In 2007, Harvard economist Roland Fryer, Jr. began an experiment in 261 schools in four cities—Chicago, Dallas, Washington, and New York. The study involved over 38,000 children, about half of whom were given money if they performed well in a variety of areas—including on tests, in their behavior (not fighting or adhering to uniform policies), and in reading.
These incentives were supposed to motivate low performing students to “up their game,” and become high performers. From the outset, many did not agree with the premise of Fryer’s study—that African-American and Latino children are not motivated to achieve, and therefore a monetary compensation would be enough to get them to engage in school. From psychologists (who felt that attaching money to learning might adversely affect student motivation to learn in the long-run) to teachers (who felt that children were being rewarded for behaviors they should do anyway), people were concerned.

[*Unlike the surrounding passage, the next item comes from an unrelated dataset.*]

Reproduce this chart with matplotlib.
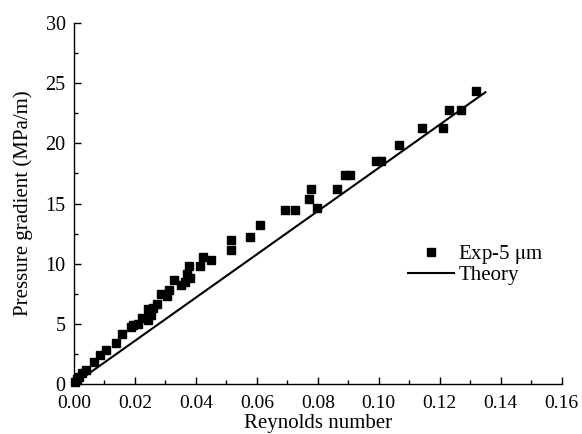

This year, the study was concluded, finding that in most cases, money made no difference at all or only had a marginal impact on student academic performance. Dallas was the only place where a significant impact was found, and in these schools, second graders were incentivized to read, resulting in the equivalent of more instruction time at an early age—about three months more than their peers. So, was it the money, the emphasis on early literacy, or the extended learning time? Or all three combined?
The achievement gap between children of color and their white counterparts cannot be bridged through monetary compensation alone because it is not caused by just a lack of motivation, but rather, a continuum of deficiencies that lead to a lack of educational readiness among some children. The achievement gap has been explained by disparities in access to and participation in early childhood education. Children of color and poor children are less likely to attend preschool, an important intervention point that determines the likelihood of children being college or career ready.The achievement gap has also been explained as an outcome of low performance standards and draconian school discipline policies that disproportionately marginalize children of color from the classroom.
Children of color are more likely to attend schools with teachers that are not certified, and to learn in segregated environments where there are fewer resources to fully engage them as well-rounded students. Ultimately, the achievement gap is explained by many variables, and certainly poverty is one of them. However, the overall failure of incentives to produce significant academic impact confirms that academic achievement is not solely informed by how much cash is in one’s pocket.
Not surprisingly, Fryer’s work shows that reading more results in higher reading comprehension scores on standardized tests; and his results confirm that the achievement gap is bridged when children have access to quality early childhood education, are literate and engaged in a rigorous curriculum, and are able to exercise their multiple learning styles to increase understanding of subject matter. While student behavior—particularly among older kids who may have already bought into a popular culture that values money over intellectualism—may be improved by offering monetary incentives, their ability to compete academically was relatively untouched.
Maybe, the $6.3 million that was spent to pay kids for performance would have been better spent supporting extended learning time and tutorials, or investing in schools to bridge the resource inequities that lead to inferior learning environments for children of color. It might be easy to throw money at a problem, but this Harvard study teaches us that sometimes, the solution needs to be much more multifaceted and creative than that.